An association of Korean and Japanese lawmakers said it will strive to restore the honor of victims enslaved by Japan’s military in World War II and help the Seoul and Tokyo governments to hold a long-delayed summit meeting.

In a statement announced during the association’s 37th joint general meeting on Saturday at the Lotte Hotel in central Seoul, lawmakers from the two countries said they will work together to heal the wounds and restore the honor of the women who suffered forced sexual enslavement before and after the Pacific War, echoing a call from President Park Geun-hye on Friday that the Shinzo Abe cabinet take measures to restore the honor of the elderly victims.

During her Friday meeting with the association, Park said solving the longstanding issue will be the first step in forging new bilateral relations between the two neighbors.

The meeting on Friday at the Blue House raised expectations of a possible summit between Park and Abe, which will mark the first meeting between the two since Korea’s president took office last February and could lead to a thaw in chilly relations.

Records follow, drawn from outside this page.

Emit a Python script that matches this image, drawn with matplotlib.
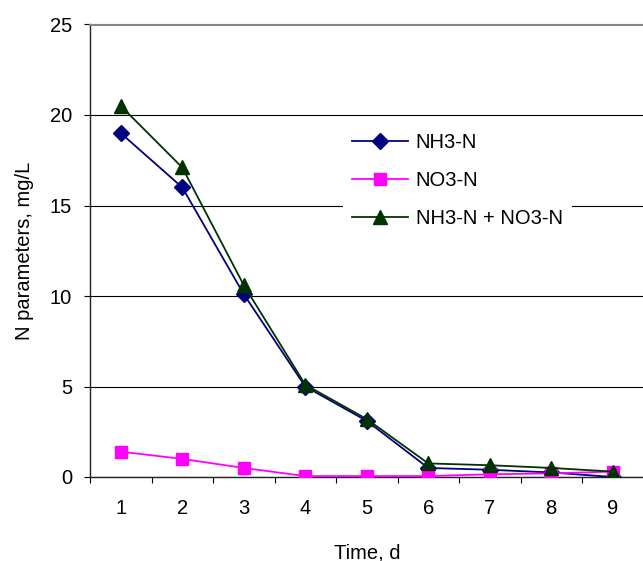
import matplotlib
matplotlib.use("Agg")
import matplotlib.pyplot as plt
import numpy as np

plt.rcParams['font.family'] = ['Liberation Sans', 'DejaVu Sans']

# data
days = [1, 2, 3, 4, 5, 6, 7, 8, 9]
nh3_n = [19.0, 16.0, 10.1, 5.0, 3.1, 0.5, 0.4, 0.25, 0.0]
no3_n = [1.4, 1.0, 0.5, 0.05, 0.05, 0.05, 0.15, 0.2, 0.3]
total_n = [20.5, 17.1, 10.6, 5.1, 3.2, 0.75, 0.65, 0.5, 0.3]
y_ticks = [0, 5, 10, 15, 20, 25]

fs = 14.5

fig = plt.figure(figsize=(6.43, 5.61), dpi=100)
ax = fig.add_axes([90 / 643, 1 - 477 / 561, 553.5 / 643, (477 - 24.5) / 561])

ax.plot(days, nh3_n, color='#000080', lw=1.3, marker='D', ms=8.5,
        mec='#000080', mfc='#000080', label='NH3-N', zorder=3)
ax.plot(days, no3_n, color='#FF00FF', lw=1.3, marker='s', ms=9,
        mec='#FF00FF', mfc='#FF00FF', label='NO3-N', zorder=4)
ax.plot(days, total_n, color='#003300', lw=1.3, marker='^', ms=10,
        mec='#003300', mfc='#003300', label='NH3-N + NO3-N', zorder=5)

ax.set_xlim(0.5, 9.5)
ax.set_ylim(0, 25)
ax.set_yticks(y_ticks)
ax.set_xticks(days)
ax.set_xticks(np.arange(0.5, 10, 1.0), minor=True)
ax.tick_params(axis='x', which='major', length=0, pad=16, labelsize=fs)
ax.tick_params(axis='x', which='minor', length=4.5, width=0.8, direction='out',
               color='black')
ax.tick_params(axis='y', length=4.5, width=0.8, direction='out', pad=8.5,
               labelsize=fs)

ax.yaxis.grid(True, color='black', lw=0.8)
ax.set_axisbelow(True)

for s in ['left', 'bottom']:
    ax.spines[s].set_color('#222222')
    ax.spines[s].set_linewidth(1.0)
ax.spines['top'].set_color('#888888')
ax.spines['top'].set_linewidth(1.5)
ax.spines['right'].set_color('#e0e0e0')
ax.spines['right'].set_linewidth(0.8)

ax.set_xlabel('Time, d', fontsize=fs, labelpad=18)
ax.set_ylabel('N parameters, mg/L', fontsize=fs, labelpad=11)

leg = ax.legend(loc='upper left', bbox_to_anchor=((343 - 90) / 553.5, (477 - 124) / 452.5),
                frameon=True, fancybox=False, edgecolor='none', facecolor='white',
                framealpha=1, fontsize=fs, handlelength=2.8, handletextpad=0.35,
                labelspacing=0.95, borderaxespad=0, borderpad=0.45)
leg.get_frame().set_linewidth(0)

fig.savefig('out.png', dpi=100, facecolor='white')
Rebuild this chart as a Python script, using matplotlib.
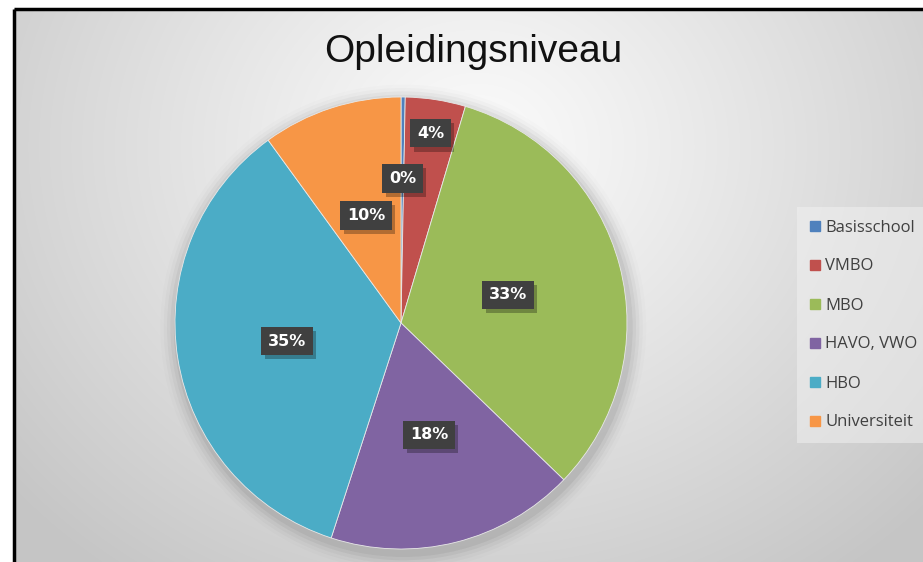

The association said it will honor the spirit of the Kono and Murayama statements, both of which acknowledged Japan’s forced sexual labor imposed on young Korean women during the war and apologized for wartime atrocities inflicted on the Korean Peninsula.

The association’s remark on the 1993 Kono Statement comes amid ongoing calls by conservative politicians in Japan to revise the statement with an apparent aim to reverse its apology.

Japan’s Prime Minster Shinzo Abe has denied that the Imperial Japanese Army forcibly recruited Korean women and girls for use as sexual slaves, calling the accusation “groundless slander” at the National Diet on Oct. 3.

The association also said Korean and Japanese lawmakers will work together to induce North Korea to give up its nuclear ambitions and seeks ways to improve human rights in the Communist country and resolve the long-standing issue of Japanese abducted by the Pyongyang regime.

The association, started in 1975, aims to improve political, social and economic ties between the two countries.

The Korean branch is headed by Rep. Suh Chung-won of the ruling Saenuri Party. Fukushiro Nukaga, a former finance minister and opposition Liberal Democratic Party member, headed the delegation of Japanese Diet members.

The association’s 37th general meeting was attended by about 80 lawmakers from the two countries, including Prime Minister Chung Hong-won and National Assembly Speaker Chung Ui-hwa, who urged Japan to resolve its wartime sexual slavery issue during a speech in the meeting on Saturday. Chung is scheduled to meet Prime Minister Abe today in Tokyo.